Lena was under pressure. The global platform was sexy, high-visibility, and backed by the C-suite. But she also knew that her regional roadmap had real value—especially for local teams that had fought hard to build momentum.

So she didn’t fold. She negotiated.

In a late-night call with HQ, she presented a revised rollout: “We’ll support the platform implementation—but only in three pilot markets. That gives us capacity to maintain retail initiatives where they’re already in motion.”

It was a gamble. But she backed it with data and local credibility. HQ agreed. Then she did something bold: she sent a region-wide voice message to her teams.

“I know what we said mattered. It still does. We’re adding the platform, but we are not abandoning our focus. This isn’t about speed—it’s about scale that lasts.”

That message got forwarded hundreds of times.

Her leaders breathed easier. Retail partners re-engaged. Lena’s stock rose—not just as a competent manager, but as a consequent leader.

In each case, what made the difference wasn’t heroic effort—it was deliberate alignment. Clarity. Follow-through. And the courage to own the narrative, not let it drift. These leaders raised their currency rate—and with it, their power to lead with far less friction.

How to protect and grow your leadership currency

What did Isabelle, Roberto, and Lena all rediscover? That leadership is not about volume. It’s about value. And value, in this context, comes from consistency between what you say and what you do—consequent behavior.

1. Your words are only as strong as your follow-through.

A strategic direction isn’t real until it shows up in meeting agendas, performance systems, resource allocation, and daily behavior. If you announce something and then let it quietly fade, your team hears that louder than the announcement itself.

Behavior is your loudest broadcast.

2. Change is not the enemy—confusion is.

Leaders must respond to changing markets. That’s not the issue. The issue is when changes aren’t framed, explained, or connected to what came before. When you pivot, bring people with you. Narrate the change.
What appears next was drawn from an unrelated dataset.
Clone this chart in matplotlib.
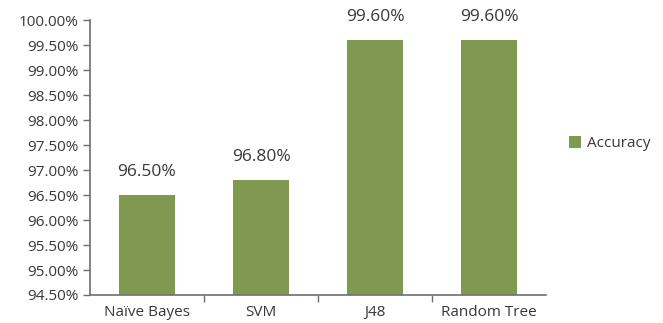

Draw the line from “what was” to “what is.” People don’t just need certainty—they need coherence.

3. Protect your declared focus—don’t abandon it lightly.

Every time you drop a declared priority without closing the loop, you lose a bit of trust. If you must shift focus, name it. Integrate the new. Defer the old with respect. This shows your team that when something matters, it stays visible—even under pressure.

4. Leadership currency builds slowly—and drops quickly.

Your credibility, influence, and strategic impact grow over time through consistent behavior. But a few misaligned moves, especially if repeated, can tank your currency. Rebuilding it is harder than guarding it.

Exploit your currency

Leadership currency isn’t earned through charisma or positional power. It’s earned through consequential actions, day in and day out. And when your currency rate is high?

You don’t have to shout. You don’t have to push. You move the organization with a whisper.